Records with drawing code:

◆ ◆ ◆ ◆

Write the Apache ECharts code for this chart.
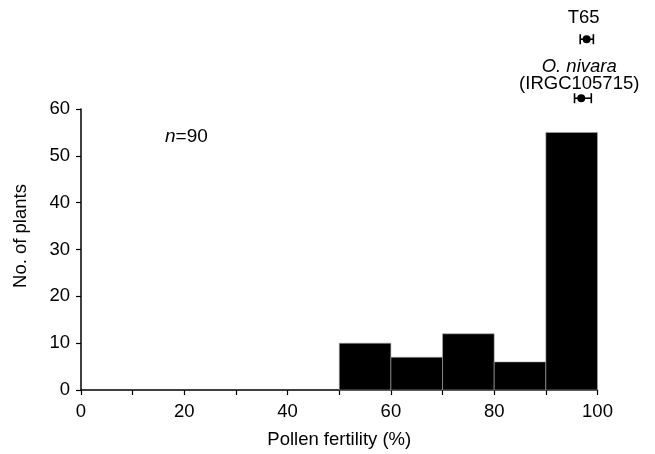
<!DOCTYPE html>
<html>
<head>
<meta charset="utf-8">
<script src="https://cdn.jsdelivr.net/npm/echarts@6/dist/echarts.min.js"></script>
<style>
  html, body { margin: 0; padding: 0; background: #fff; }
  #main { width: 655px; height: 454px; }
</style>
</head>
<body>
<div id="main"></div>
<script>
// histogram bins (pollen fertility %) and counts
const binStart = [50, 60, 70, 80, 90];
const binEnd = [60, 70, 80, 90, 100];
const plantCounts = [10, 7, 12, 6, 55];

// parental lines: mean and range of pollen fertility, drawn above the plot
const parentNames = ["T65", "O. nivara"];
const parentMean = [97.9, 96.85];
const parentLow = [96.65, 95.55];
const parentHigh = [99.2, 98.8];
const parentLevel = [74.9, 62.3];

const xTicks = [0, 20, 40, 60, 80, 100];
const yTicks = [0, 10, 20, 30, 40, 50, 60];

const font = "'Liberation Sans', Arial, Helvetica, sans-serif";
const fs = 18.5;

let histData = binStart.map((s, i) => [s, binEnd[i], plantCounts[i]]);
let parentData = parentNames.map((n, i) => [parentMean[i], parentLow[i], parentHigh[i], parentLevel[i], n]);

let chart = echarts.init(document.getElementById("main"));

chart.setOption({
  animation: false,
  grid: { left: 81, right: 57.5, top: 109, bottom: 59 },
  xAxis: {
    type: "value",
    min: 0,
    max: 100,
    interval: 10,
    name: "Pollen fertility (%)",
    nameLocation: "middle",
    nameGap: 40,
    nameTextStyle: { color: "#000", fontSize: fs, fontFamily: font },
    axisLine: { lineStyle: { color: "#000", width: 1.5 } },
    axisTick: { length: 5, lineStyle: { color: "#000", width: 1.2 } },
    axisLabel: {
      color: "#000",
      fontSize: fs,
      fontFamily: font,
      margin: 12,
      formatter: v => (xTicks.indexOf(v) >= 0 ? String(v) : "")
    },
    splitLine: { show: false }
  },
  yAxis: {
    type: "value",
    min: 0,
    max: 60,
    interval: 10,
    axisLine: { show: true, lineStyle: { color: "#000", width: 1.5 } },
    axisTick: { show: true, length: 5, lineStyle: { color: "#000", width: 1.2 } },
    axisLabel: {
      color: "#000",
      fontSize: fs,
      fontFamily: font,
      margin: 11,
      formatter: v => (yTicks.indexOf(v) >= 0 ? String(v) : "")
    },
    splitLine: { show: false }
  },
  graphic: [
    {
      type: "text",
      x: 21,
      y: 236,
      rotation: Math.PI / 2,
      style: {
        text: "No. of plants",
        font: fs + "px " + font,
        fill: "#000",
        align: "center",
        verticalAlign: "middle"
      }
    },
    {
      type: "text",
      x: 165,
      y: 137,
      style: {
        text: "{i|n}=90",
        font: "19px " + font,
        fill: "#000",
        verticalAlign: "middle",
        rich: { i: { fontStyle: "italic", fontSize: 19, fontFamily: font } }
      }
    }
  ],
  series: [
    {
      type: "custom",
      data: histData,
      encode: { x: [0, 1], y: 2 },
      renderItem: function (params, api) {
        let p0 = api.coord([api.value(0), api.value(2)]);
        let p1 = api.coord([api.value(1), 0]);
        return {
          type: "rect",
          shape: { x: p0[0], y: p0[1], width: p1[0] - p0[0], height: p1[1] - p0[1] },
          style: { fill: "#000", stroke: "#aaa", lineWidth: 0.6 }
        };
      }
    },
    {
      type: "custom",
      data: parentData,
      clip: false,
      renderItem: function (params, api) {
        let y = api.value(3);
        let m = api.coord([api.value(0), y]);
        let lo = api.coord([api.value(1), y]);
        let hi = api.coord([api.value(2), y]);
        let cap = 5;
        let children = [
          { type: "line", shape: { x1: lo[0], y1: m[1], x2: hi[0], y2: m[1] }, style: { stroke: "#000", lineWidth: 1.6 } },
          { type: "line", shape: { x1: lo[0], y1: m[1] - cap, x2: lo[0], y2: m[1] + cap }, style: { stroke: "#000", lineWidth: 1.6 } },
          { type: "line", shape: { x1: hi[0], y1: m[1] - cap, x2: hi[0], y2: m[1] + cap }, style: { stroke: "#000", lineWidth: 1.6 } },
          { type: "circle", shape: { cx: m[0], cy: m[1], r: 4 }, style: { fill: "#000" } }
        ];
        let name = parentNames[params.dataIndex];
        if (name === "T65") {
          children.push({
            type: "text",
            style: {
              text: "T65", x: m[0] - 3, y: m[1] - 21,
              align: "center", verticalAlign: "middle",
              font: fs + "px " + font, fill: "#000"
            }
          });
        } else {
          children.push({
            type: "text",
            style: {
              text: "{i|O. nivara}\n(IRGC105715)", x: m[0] - 2, y: m[1] - 23,
              align: "center", verticalAlign: "middle",
              font: fs + "px " + font, fill: "#000", lineHeight: 17,
              rich: { i: { fontStyle: "italic", fontSize: fs, fontFamily: font, lineHeight: 17 } }
            }
          });
        }
        return { type: "group", children: children };
      }
    }
  ]
});
</script>
</body>
</html>
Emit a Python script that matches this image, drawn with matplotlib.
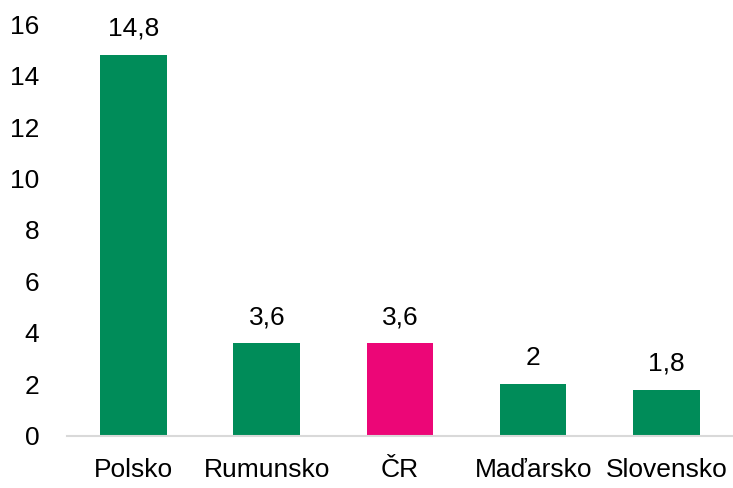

◆ ◆ ◆ ◆

EXERCISE REQUIREMENTS:
Transcribe every entry word for word, but omit the pictures.

EXPECTED ANSWER:
Write the Apache ECharts code for this chart.
<!DOCTYPE html>
<html>
<head>
<meta charset="utf-8">
<script src="https://cdn.jsdelivr.net/npm/echarts@6/dist/echarts.min.js"></script>
<style>
  html, body { margin: 0; padding: 0; background: #fff; }
  #main { width: 655px; height: 454px; }
</style>
</head>
<body>
<div id="main"></div>
<script>
// histogram bins (pollen fertility %) and counts
const binStart = [50, 60, 70, 80, 90];
const binEnd = [60, 70, 80, 90, 100];
const plantCounts = [10, 7, 12, 6, 55];

// parental lines: mean and range of pollen fertility, drawn above the plot
const parentNames = ["T65", "O. nivara"];
const parentMean = [97.9, 96.85];
const parentLow = [96.65, 95.55];
const parentHigh = [99.2, 98.8];
const parentLevel = [74.9, 62.3];

const xTicks = [0, 20, 40, 60, 80, 100];
const yTicks = [0, 10, 20, 30, 40, 50, 60];

const font = "'Liberation Sans', Arial, Helvetica, sans-serif";
const fs = 18.5;

let histData = binStart.map((s, i) => [s, binEnd[i], plantCounts[i]]);
let parentData = parentNames.map((n, i) => [parentMean[i], parentLow[i], parentHigh[i], parentLevel[i], n]);

let chart = echarts.init(document.getElementById("main"));

chart.setOption({
  animation: false,
  grid: { left: 81, right: 57.5, top: 109, bottom: 59 },
  xAxis: {
    type: "value",
    min: 0,
    max: 100,
    interval: 10,
    name: "Pollen fertility (%)",
    nameLocation: "middle",
    nameGap: 40,
    nameTextStyle: { color: "#000", fontSize: fs, fontFamily: font },
    axisLine: { lineStyle: { color: "#000", width: 1.5 } },
    axisTick: { length: 5, lineStyle: { color: "#000", width: 1.2 } },
    axisLabel: {
      color: "#000",
      fontSize: fs,
      fontFamily: font,
      margin: 12,
      formatter: v => (xTicks.indexOf(v) >= 0 ? String(v) : "")
    },
    splitLine: { show: false }
  },
  yAxis: {
    type: "value",
    min: 0,
    max: 60,
    interval: 10,
    axisLine: { show: true, lineStyle: { color: "#000", width: 1.5 } },
    axisTick: { show: true, length: 5, lineStyle: { color: "#000", width: 1.2 } },
    axisLabel: {
      color: "#000",
      fontSize: fs,
      fontFamily: font,
      margin: 11,
      formatter: v => (yTicks.indexOf(v) >= 0 ? String(v) : "")
    },
    splitLine: { show: false }
  },
  graphic: [
    {
      type: "text",
      x: 21,
      y: 236,
      rotation: Math.PI / 2,
      style: {
        text: "No. of plants",
        font: fs + "px " + font,
        fill: "#000",
        align: "center",
        verticalAlign: "middle"
      }
    },
    {
      type: "text",
      x: 165,
      y: 137,
      style: {
        text: "{i|n}=90",
        font: "19px " + font,
        fill: "#000",
        verticalAlign: "middle",
        rich: { i: { fontStyle: "italic", fontSize: 19, fontFamily: font } }
      }
    }
  ],
  series: [
    {
      type: "custom",
      data: histData,
      encode: { x: [0, 1], y: 2 },
      renderItem: function (params, api) {
        let p0 = api.coord([api.value(0), api.value(2)]);
        let p1 = api.coord([api.value(1), 0]);
        return {
          type: "rect",
          shape: { x: p0[0], y: p0[1], width: p1[0] - p0[0], height: p1[1] - p0[1] },
          style: { fill: "#000", stroke: "#aaa", lineWidth: 0.6 }
        };
      }
    },
    {
      type: "custom",
      data: parentData,
      clip: false,
      renderItem: function (params, api) {
        let y = api.value(3);
        let m = api.coord([api.value(0), y]);
        let lo = api.coord([api.value(1), y]);
        let hi = api.coord([api.value(2), y]);
        let cap = 5;
        let children = [
          { type: "line", shape: { x1: lo[0], y1: m[1], x2: hi[0], y2: m[1] }, style: { stroke: "#000", lineWidth: 1.6 } },
          { type: "line", shape: { x1: lo[0], y1: m[1] - cap, x2: lo[0], y2: m[1] + cap }, style: { stroke: "#000", lineWidth: 1.6 } },
          { type: "line", shape: { x1: hi[0], y1: m[1] - cap, x2: hi[0], y2: m[1] + cap }, style: { stroke: "#000", lineWidth: 1.6 } },
          { type: "circle", shape: { cx: m[0], cy: m[1], r: 4 }, style: { fill: "#000" } }
        ];
        let name = parentNames[params.dataIndex];
        if (name === "T65") {
          children.push({
            type: "text",
            style: {
              text: "T65", x: m[0] - 3, y: m[1] - 21,
              align: "center", verticalAlign: "middle",
              font: fs + "px " + font, fill: "#000"
            }
          });
        } else {
          children.push({
            type: "text",
            style: {
              text: "{i|O. nivara}\n(IRGC105715)", x: m[0] - 2, y: m[1] - 23,
              align: "center", verticalAlign: "middle",
              font: fs + "px " + font, fill: "#000", lineHeight: 17,
              rich: { i: { fontStyle: "italic", fontSize: fs, fontFamily: font, lineHeight: 17 } }
            }
          });
        }
        return { type: "group", children: children };
      }
    }
  ]
});
</script>
</body>
</html>
Emit a Python script that matches this image, drawn with matplotlib.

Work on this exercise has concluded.